Give the data a second time, exactly and in full.

[Begin]

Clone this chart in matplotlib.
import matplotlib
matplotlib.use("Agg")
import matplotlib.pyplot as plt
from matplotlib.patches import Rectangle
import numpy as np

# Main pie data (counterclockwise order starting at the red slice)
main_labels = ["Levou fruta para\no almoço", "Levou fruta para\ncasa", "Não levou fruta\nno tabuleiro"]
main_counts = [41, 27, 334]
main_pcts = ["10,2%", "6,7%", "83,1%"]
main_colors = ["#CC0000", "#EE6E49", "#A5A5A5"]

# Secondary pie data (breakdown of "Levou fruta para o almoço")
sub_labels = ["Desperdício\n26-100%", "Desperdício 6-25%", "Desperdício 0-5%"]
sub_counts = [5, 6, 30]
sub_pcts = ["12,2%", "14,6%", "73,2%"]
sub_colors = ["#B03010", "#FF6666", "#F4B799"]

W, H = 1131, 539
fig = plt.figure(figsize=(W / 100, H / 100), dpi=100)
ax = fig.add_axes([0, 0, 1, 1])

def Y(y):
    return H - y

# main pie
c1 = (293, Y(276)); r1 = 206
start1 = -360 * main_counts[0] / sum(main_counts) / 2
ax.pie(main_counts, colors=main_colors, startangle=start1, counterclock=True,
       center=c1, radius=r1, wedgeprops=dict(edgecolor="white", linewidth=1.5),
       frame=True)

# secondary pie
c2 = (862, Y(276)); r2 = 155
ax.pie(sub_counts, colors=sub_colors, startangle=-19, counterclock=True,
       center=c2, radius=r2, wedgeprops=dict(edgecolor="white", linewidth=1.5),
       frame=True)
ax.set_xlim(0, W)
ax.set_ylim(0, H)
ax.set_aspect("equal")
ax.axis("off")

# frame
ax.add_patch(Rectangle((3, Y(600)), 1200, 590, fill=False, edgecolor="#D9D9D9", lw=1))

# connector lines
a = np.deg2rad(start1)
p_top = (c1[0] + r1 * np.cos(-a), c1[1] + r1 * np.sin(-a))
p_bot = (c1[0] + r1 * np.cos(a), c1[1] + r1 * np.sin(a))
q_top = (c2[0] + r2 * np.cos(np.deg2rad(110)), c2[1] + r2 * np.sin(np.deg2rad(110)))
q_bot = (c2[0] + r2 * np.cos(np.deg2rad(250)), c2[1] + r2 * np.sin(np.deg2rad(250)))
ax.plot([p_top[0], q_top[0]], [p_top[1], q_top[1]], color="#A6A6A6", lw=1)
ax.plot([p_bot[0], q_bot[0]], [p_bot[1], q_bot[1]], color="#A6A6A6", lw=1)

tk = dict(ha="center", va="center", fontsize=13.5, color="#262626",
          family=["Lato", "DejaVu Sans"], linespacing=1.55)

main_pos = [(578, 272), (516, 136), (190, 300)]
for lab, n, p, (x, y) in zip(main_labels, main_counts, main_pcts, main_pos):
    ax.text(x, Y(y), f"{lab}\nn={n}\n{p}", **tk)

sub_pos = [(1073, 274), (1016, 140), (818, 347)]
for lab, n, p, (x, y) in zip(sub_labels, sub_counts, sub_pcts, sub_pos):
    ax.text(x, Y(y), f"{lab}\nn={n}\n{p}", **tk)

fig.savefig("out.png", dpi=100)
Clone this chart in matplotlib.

[End]

- _Response_:
Clone this chart in matplotlib.
import matplotlib
matplotlib.use("Agg")
import matplotlib.pyplot as plt
from matplotlib.patches import Rectangle
import numpy as np

# Main pie data (counterclockwise order starting at the red slice)
main_labels = ["Levou fruta para\no almoço", "Levou fruta para\ncasa", "Não levou fruta\nno tabuleiro"]
main_counts = [41, 27, 334]
main_pcts = ["10,2%", "6,7%", "83,1%"]
main_colors = ["#CC0000", "#EE6E49", "#A5A5A5"]

# Secondary pie data (breakdown of "Levou fruta para o almoço")
sub_labels = ["Desperdício\n26-100%", "Desperdício 6-25%", "Desperdício 0-5%"]
sub_counts = [5, 6, 30]
sub_pcts = ["12,2%", "14,6%", "73,2%"]
sub_colors = ["#B03010", "#FF6666", "#F4B799"]

W, H = 1131, 539
fig = plt.figure(figsize=(W / 100, H / 100), dpi=100)
ax = fig.add_axes([0, 0, 1, 1])

def Y(y):
    return H - y

# main pie
c1 = (293, Y(276)); r1 = 206
start1 = -360 * main_counts[0] / sum(main_counts) / 2
ax.pie(main_counts, colors=main_colors, startangle=start1, counterclock=True,
       center=c1, radius=r1, wedgeprops=dict(edgecolor="white", linewidth=1.5),
       frame=True)

# secondary pie
c2 = (862, Y(276)); r2 = 155
ax.pie(sub_counts, colors=sub_colors, startangle=-19, counterclock=True,
       center=c2, radius=r2, wedgeprops=dict(edgecolor="white", linewidth=1.5),
       frame=True)
ax.set_xlim(0, W)
ax.set_ylim(0, H)
ax.set_aspect("equal")
ax.axis("off")

# frame
ax.add_patch(Rectangle((3, Y(600)), 1200, 590, fill=False, edgecolor="#D9D9D9", lw=1))

# connector lines
a = np.deg2rad(start1)
p_top = (c1[0] + r1 * np.cos(-a), c1[1] + r1 * np.sin(-a))
p_bot = (c1[0] + r1 * np.cos(a), c1[1] + r1 * np.sin(a))
q_top = (c2[0] + r2 * np.cos(np.deg2rad(110)), c2[1] + r2 * np.sin(np.deg2rad(110)))
q_bot = (c2[0] + r2 * np.cos(np.deg2rad(250)), c2[1] + r2 * np.sin(np.deg2rad(250)))
ax.plot([p_top[0], q_top[0]], [p_top[1], q_top[1]], color="#A6A6A6", lw=1)
ax.plot([p_bot[0], q_bot[0]], [p_bot[1], q_bot[1]], color="#A6A6A6", lw=1)

tk = dict(ha="center", va="center", fontsize=13.5, color="#262626",
          family=["Lato", "DejaVu Sans"], linespacing=1.55)

main_pos = [(578, 272), (516, 136), (190, 300)]
for lab, n, p, (x, y) in zip(main_labels, main_counts, main_pcts, main_pos):
    ax.text(x, Y(y), f"{lab}\nn={n}\n{p}", **tk)

sub_pos = [(1073, 274), (1016, 140), (818, 347)]
for lab, n, p, (x, y) in zip(sub_labels, sub_counts, sub_pcts, sub_pos):
    ax.text(x, Y(y), f"{lab}\nn={n}\n{p}", **tk)

fig.savefig("out.png", dpi=100)
Clone this chart in matplotlib.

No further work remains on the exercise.